Metroid Dread (Review)

As if the poster I have hanging up wasn’t enough to tell you, Metroid is a top favorite franchise of mine right next to Zelda.  And while this is clearly not Metroid Prime 4 and is instead a clear return to the nostalgic roots of the franchise, does Metroid Dread really do justice to the series?


GAMEPLAY

This is the queen that spawned an entire subgenre…

I’m the kind of guy that gives you fair warnings, and this is another game that needs one.  If you’re like me and well-versed in Metroid, then this game will be relatively easy because almost all the mechanics are familiar.  If you’re new to the Metroid series, then this game will be relatively difficult because it assumes you are the former.  Thus, you should summarily prepare to be humming along for hours and then suddenly die.  The difficulty pacing can be a bit jarring; I admit it even as a seasoned player.  However, know that you’re going through the very formula that spawned the “Metroidvania” sub-genre and would forevermore influence 2D side-scrollers.  This means you’ll be both pressing forward and backtracking through an interconnected maze as you gain moves to open new paths in old areas.  And while, again, most of these new moves are simply familiar to me, it was still fun to re-tread the very mechanics that turned me onto Samus in the first place.  From morph ball antics to grappling hooks, it’s all here.  And the good news?  They’ve balanced that nostalgia with modernization (primarily the melee counter and cloaking), so it was both a trip down memory lane and a good one at that.  This is the queen that spawned an entire subgenre, and I’m absolutely glad they managed to preserve the core formula even if I’ve tread it dozens upon dozens of times before.


CONTENT

I can’t deny I’m disappointed.

As you know, I’ve been slowing myself down and taking more time playing the games I review, but I’m sad to report that I still hit the credits in this game in a little over 8 hours.  Granted, I likely died a lot less than the average player, but I went back in and there just isn’t much after it’s over.  Since Nintendo has no achievement system, either, unless you’re into challenge and speed runs on hard mode there isn’t much else to do.  I can’t deny I’m disappointed.  It’s 2021: just because the old games were short doesn’t mean it needs to be the same now, and this is one area of the nostalgic formula I’m not so happy with.  Imagine a second planet you fly to with yourself fully upgraded that takes everything you’ve gained and puts it to the test.


PRESENTATION

…twists that do come together in a nice, yet all-too-familiar outcome.

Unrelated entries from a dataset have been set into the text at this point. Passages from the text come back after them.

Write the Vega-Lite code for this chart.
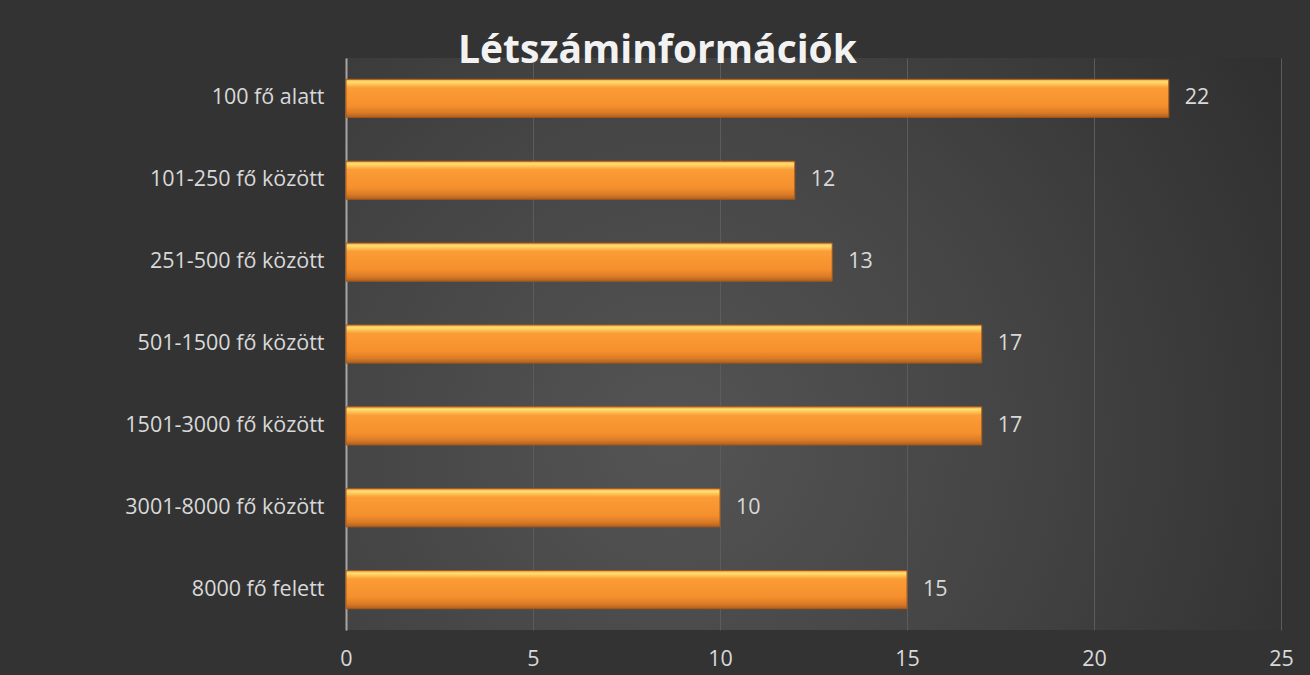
{
  "$schema": "https://vega.github.io/schema/vega-lite/v6.json",
  "width": 935,
  "height": 572,
  "autosize": {"type": "none"},
  "padding": {"left": 346, "top": 58, "right": 29, "bottom": 45},
  "background": "#333333",
  "config": {
    "view": {
      "stroke": null,
      "fill": {
        "gradient": "radial",
        "x1": 0.35, "y1": 0.6, "r1": 0,
        "x2": 0.35, "y2": 0.6, "r2": 0.75,
        "stops": [
          {"offset": 0, "color": "#545454"},
          {"offset": 0.5, "color": "#444444"},
          {"offset": 1, "color": "#303030"}
        ]
      }
    },
    "font": "Open Sans"
  },
  "title": {
    "text": "Létszáminformációk",
    "font": "Open Sans",
    "fontSize": 39,
    "fontWeight": "bold",
    "color": "#f2f2f2",
    "anchor": "middle",
    "frame": "group",
    "dx": -156,
    "baseline": "alphabetic",
    "offset": -44
  },
  "data": {
    "values": [
      {"kategoria": "100 fő alatt", "ertek": 22},
      {"kategoria": "101-250 fő között", "ertek": 12},
      {"kategoria": "251-500 fő között", "ertek": 13},
      {"kategoria": "501-1500 fő között", "ertek": 17},
      {"kategoria": "1501-3000 fő között", "ertek": 17},
      {"kategoria": "3001-8000 fő között", "ertek": 10},
      {"kategoria": "8000 fő felett", "ertek": 15}
    ]
  },
  "encoding": {
    "y": {
      "field": "kategoria",
      "type": "nominal",
      "sort": null,
      "title": null,
      "scale": {"paddingInner": 0.535, "paddingOuter": 0.26},
      "axis": {
        "domainColor": "#a6a6a6",
        "domainWidth": 2,
        "ticks": false,
        "labelColor": "#d9d9d9",
        "labelFontSize": 21.5,
        "labelPadding": 22,
        "labelLimit": 400,
        "labelFont": "Open Sans"
      }
    },
    "x": {
      "field": "ertek",
      "type": "quantitative",
      "title": null,
      "scale": {"domain": [0, 25], "nice": false},
      "axis": {
        "values": [0, 5, 10, 15, 20, 25],
        "domain": false,
        "ticks": false,
        "gridColor": "#5c5c5c",
        "gridWidth": 1,
        "labelColor": "#d9d9d9",
        "labelFontSize": 21.5,
        "labelPadding": 18,
        "labelFont": "Open Sans",
        "labelFlush": false
      }
    }
  },
  "layer": [
    {
      "mark": {
        "type": "bar",
        "stroke": "#a65a1a",
        "strokeWidth": 1,
        "fill": {
          "gradient": "linear",
          "x1": 0, "y1": 0, "x2": 0, "y2": 1,
          "stops": [
            {"offset": 0, "color": "#f6a445"},
            {"offset": 0.07, "color": "#ffdf70"},
            {"offset": 0.22, "color": "#fb9d36"},
            {"offset": 0.7, "color": "#f58f2d"},
            {"offset": 0.88, "color": "#d97a26"},
            {"offset": 1, "color": "#b0601d"}
          ]
        }
      }
    },
    {
      "mark": {
        "type": "text",
        "align": "left",
        "baseline": "middle",
        "dx": 16,
        "fontSize": 21.5,
        "font": "Open Sans",
        "color": "#d9d9d9"
      },
      "encoding": {"text": {"field": "ertek", "type": "quantitative"}}
    }
  ]
}
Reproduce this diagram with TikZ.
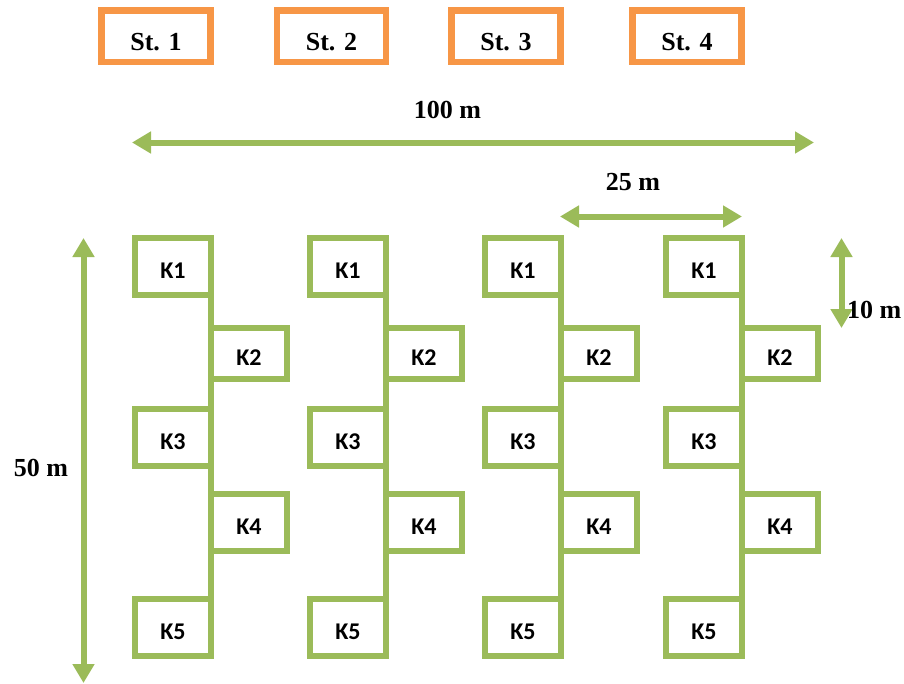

This isn’t a good-looking game, period.  The thing is, that’s not the developer’s fault so much as it is the Switch’s hardware they’re working with.  Closeups do not impress, and the reality is that this game’s file size isn’t small because of magical compression, but because the game lacks detailed textures and voice work (both of which are the primary bulk of game files).  Fortunately, like most Nintendo games, art style is used to keep things looking pleasant, and the Metroid series has always had plenty of that to work with.  This doesn’t quite stop the framerate from occasionally dipping hard from its 60fps target, though, and most cinematics lock to 30.  Again, I understand this is less this game’s fault and more Nintendo’s fault, but it hurts me to say these things because this is a franchise that absolutely deserves more power to bring its vision to life.  Moving onto the story (I know, “story” in a Metroid game?!), this is minimally delivered in bite-sized amounts as you progress like its predecessors.  Obviously, with how little it gives you, I can’t really tell you the culmination without spoiling it but know that it has some obvious twists that do come together in a nice, yet all-too-familiar outcome.  It, too, focuses on nostalgia with a hint of modernization (or progression lore-wise).  I will close on one side note, though: the music took a backseat and it really shouldn’t have if you know the Super Metroid tunes by heart like I do.  Brinstar, Norfair, anyone?


CONCLUSION

I still enjoyed every minute of this nostalgia trip…

This hurts me because I wanted to like this game more.  This is a top franchise for me, and I want to see it grow and fulfill its vision as an industry top dog.  That doesn’t mean I don’t appreciate this re-tread, and I can’t deny that I had a smile on my face at times from the antics of old brought to life in today’s era.  The formula aged well and remains at the top of its game even with some modernizations.  Sadly, its over too quickly for anyone not into personal play records, and it’s really hard to look at against the backdrop of other modern gaming platforms without feeling like the Switch just can’t do this franchise visual justice.  I still enjoyed every minute of this short nostalgia trip, though, even if some of its faults lie with Nintendo and not the developers.